Wen Stone, who was supported by CLIC Sargent, spoke about her experience of receiving a diagnosis while at university.
She said: “There’s a lot of things that need to be looked at and changed. The government has to realise that outgoings don’t stop just because you are ill. Benefits need to be quicker because your costs start going up immediately but income goes down.
“I had no income and no savings when I was diagnosed and had to rely on my parents and my mum had to go down to working part time. She would work in the morning and then travel two hours to see me and then drive back so she could be at work again in the next morning. That was our life for three and a half months. The cost of travelling was enormous.”
Bradley Gudger, 22, from London, also told the audience about the difficulties of claiming Personal Independence Payment (PIP).
He said: “I feel like young people with cancer just fall into a gap when it comes to the benefits system. I have regularly felt victimised, like I am not worthy. I have repeatedly had to ‘prove’ my disease and get several consultants to write letters to prove I have a chronic illness.
“It is very difficult to determine how difficult things will be later down the line when you are diagnosed and communicating with the Department of Work and Pensions is hard work.”
Lynda Brake, from Brighton, who is a single parent of a child diagnosed with a brain tumour, said she did not know what she would have done without her CLIC Sargent Social Worker who was able to organise a grant and speak to different organisations to explain the situation and ease Linda’s financial worries.
She said: “One moment I was working and everything was fine but then he was diagnosed and everything changed. We had to travel back and forth from Brighton to London every day which was expensive. My son used to think it was his fault which is awful to hear when your child is ill.”
Cancer costs campaign
CLIC Sargent is calling for a number of changes that would help ease the financial burden on children, young people and their families after a cancer diagnosis. These include:
- A review of travel assistance available to parents and young people, with recommendations for reform to be made by the end of 2017.
- Immediate financial support to be provided from the point of diagnosis to every patient.
- Financial services and energy companies to review their vulnerable customer policies to ensure they include parents of children with cancer and young cancer patients.
At the parliamentary event, Thangam Debbonaire MP urged the attendees to continue raising awareness of CLIC Sargent’s campaign and encouraged people to contact their individual MPs to lobby the Department of work and Pensions and the Department of Health to help raise awareness of the financial impact of cancer.
She said: “I was delighted to be able to host this parliamentary event to share the recent research by CLIC Sargent into the financial impact of cancer.
“CLIC Sargent has made a number of recommendations on how this financial burden can be eased, which are to be welcomed, and I look forward to working with the charity over the coming months to make sure the Government hears these recommendations and acts upon them.”
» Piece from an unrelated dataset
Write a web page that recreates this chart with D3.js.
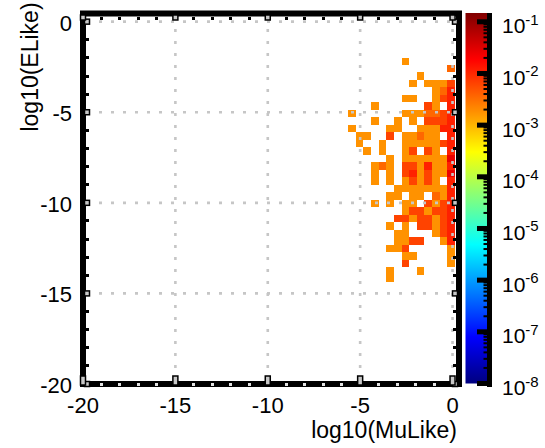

CLIC Sargent Chief Executive Kate Lee said: “The parliamentary event was a wonderful opportunity to share our Cancer Costs research with a range of people who can help us achieve the aims of our campaign. It is not right or fair that so many children, young people and parents find themselves financially worse off following a cancer diagnosis and we are urging as many people as possible to join our campaign. I’d like to thank everyone who attended the event, particularly those who spoke about their own experiences of childhood cancer.”
Lidl and Childhood Cancer Awareness Month
Lidl UK is the headline sponsor of this year’s Childhood Cancer Awareness Month and Head of CSR Daniella Tulip was one of the speakers at the parliamentary event. Lidl UK has raised £1million for CLIC Sargent.